Selby is a 21-year-old spoken word artist living Bournemouth whose very existence questions the idea of poetry as an archaic art. Spoken word is a form of poetry which has more emphasis on rhythm and delivery, many modern spoken word artists have their roots in hip hop and this link is helping to dispel the preconceptions around the genre.
Hip Hop has had a bad rap through the past few decades but spoken word artists like Selby are helping to shine light on how the art is more than just violence, misogyny, jewels and women.
Not that it has ever amounted to those things anywhere but in the mainstream, where what is a rich culture developed around peace and unity has been transformed into an abused commodity. There are however preconceptions and appreciation of the music is limited by this. “Perhaps we shouldn’t put up barriers and box it into genres, “it’s poetry”, “it’s hip hop” it’s more about projecting it and doing your thing I think.” says Selby.
I met Joe Selby, or just Selby as he is known on stage and in the spoken word circles of Bournemouth, in the gardens of Cellar Bar in the early afternoon. Dressed in baggy clothes and with a beanie hat covering a mass of hair, he is a very unassuming young man. He greeted me with a casual handshake and was clearly excited to be able to talk about his art and passion.

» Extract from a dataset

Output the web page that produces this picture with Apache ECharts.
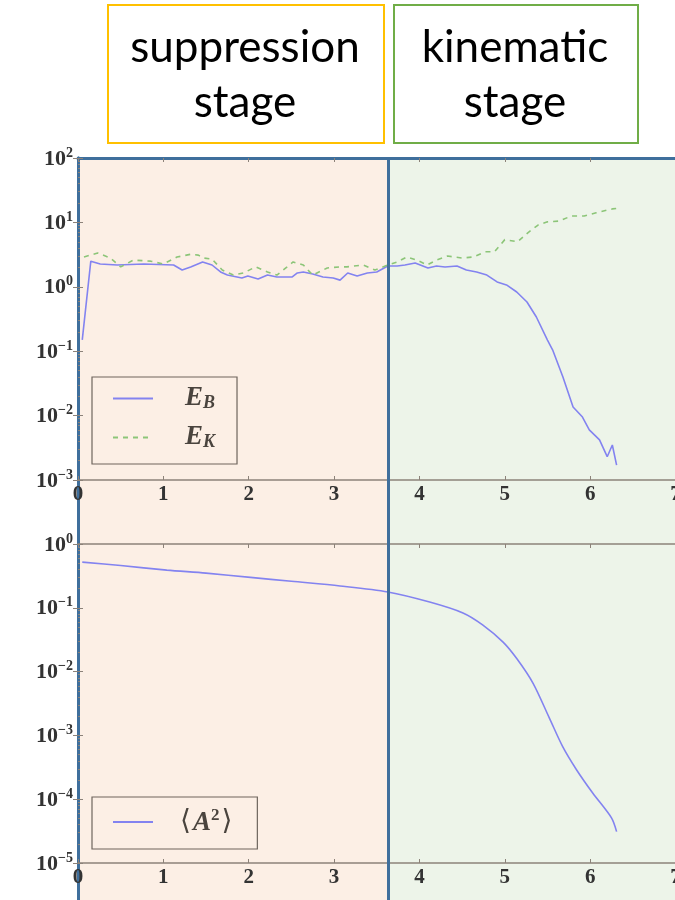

Selby was born in Bristol and then nomadically moved around the country, “dragged around the country by [his] mum.” “I’ve always headed back to Bristol though, got a great music scene, I love it, alternative underground stuff” he says.
He began his journey to spoken word through emceeing, a skill he developed after settling in Bournemouth: “I just met a lot of guys who were doing it in a different sort of way, less aggy, less gangster stuff, more positive and funny, just spitting at parties til the early hours. That’s how it developed.”
The artist Akala has done a lot of work in the UK in schools and through talks to enlighten people about the poetic value that hip hop holds and this is what has lead to many hip hop artists engaging in spoken word as a means to express themselves in a different way: a way which sheds more light on the words themselves.
This was something Selby saw in spoken word: “I’d seen a couple of artists doing it in a different way, without beats, sort of acapella, seeing it being done in that way definitely coaxed me into doing some myself.” says Selby. He doesn’t forget the culture which ignited his love for wordplay though: “I think hip hop has helped my style with it, spoken word is just about projecting whatever you’ve got to say in a certain way” he says “You see people who have come from a different place other than hip hop and their styles are very different, it’s more written and then performed.”
He believes that there’s a “new wave of people coming in” and cites artists like Kate Tempest, Chester P, Dizraeli, Scroobius Pip and Polarbear as those heading up the “new wave”. They have a definite new style, one which has definitely been influenced by hip hop roots. These artists are revered in poetry circles across the UK and their talent is evident.
There is along with the new wave of artists emerging from hip hop roots a “new wave of appreciation” says Selby, “You see a lot of younger guys coming into the spoken word gigs and maybe the rap style has helped relate it to them a bit more, got more interest for them in that way so I think that’s got a lot to do with it.”
This new appreciation of the poetic side of hip hop allows people who may have been alienated by traditional poetry to open up to it as a modern art form, not something archaic. “I’ve just started reading a lot more poetry because I felt a bit ignorant of the old structures and styles, I’m becoming a lot more accustomed to it.” said Selby.
“I think it is a lot different; mainly structural differences” says Selby on the modern style, he sees the difference being the rhythm in spoken word “that is the difference, why you call it spoken word, because it’s got less structure and more rhythm.” However the content will always remain the same he says: “You know everyone’s still getting their heart broken, everyone’s got things to get pissed off about. I think the style and the way we say it has changed but there’s always going to be those basic human emotions and experiences to write about.”
He sees poetry as having a self reflective role as well as an analytical one for the world around us. It takes the role of “observing current affairs, but also our own personal development and how we see things in ourselves and then to project it, summing up the world for ourselves.” He says. “I think that’s what poetry is very good at, is making yourself realise what your own thoughts really are, to understand your thoughts and your life.”
Poetry then is more than something to be studied in English and read from books. It is an art which is alive, it has a greater role than to simply entertain, it is therapy for the poet, it is a catalyst for the observer. It lives and is thriving in modern Britain and it has to be accepted that hip hop has something to do with this, at least making it more accessible to a younger generation.
Selby ended our afternoon by saying: “In this modern society there’s a lot more room for people to be outspoken and to be themselves and find in themselves what they want to develop on. Poetry is a good way of doing that. You can be inspired by a poet; you can see things in a different way because of a poet.” words that convince me that poetry cannot die out or stagnate at least for now.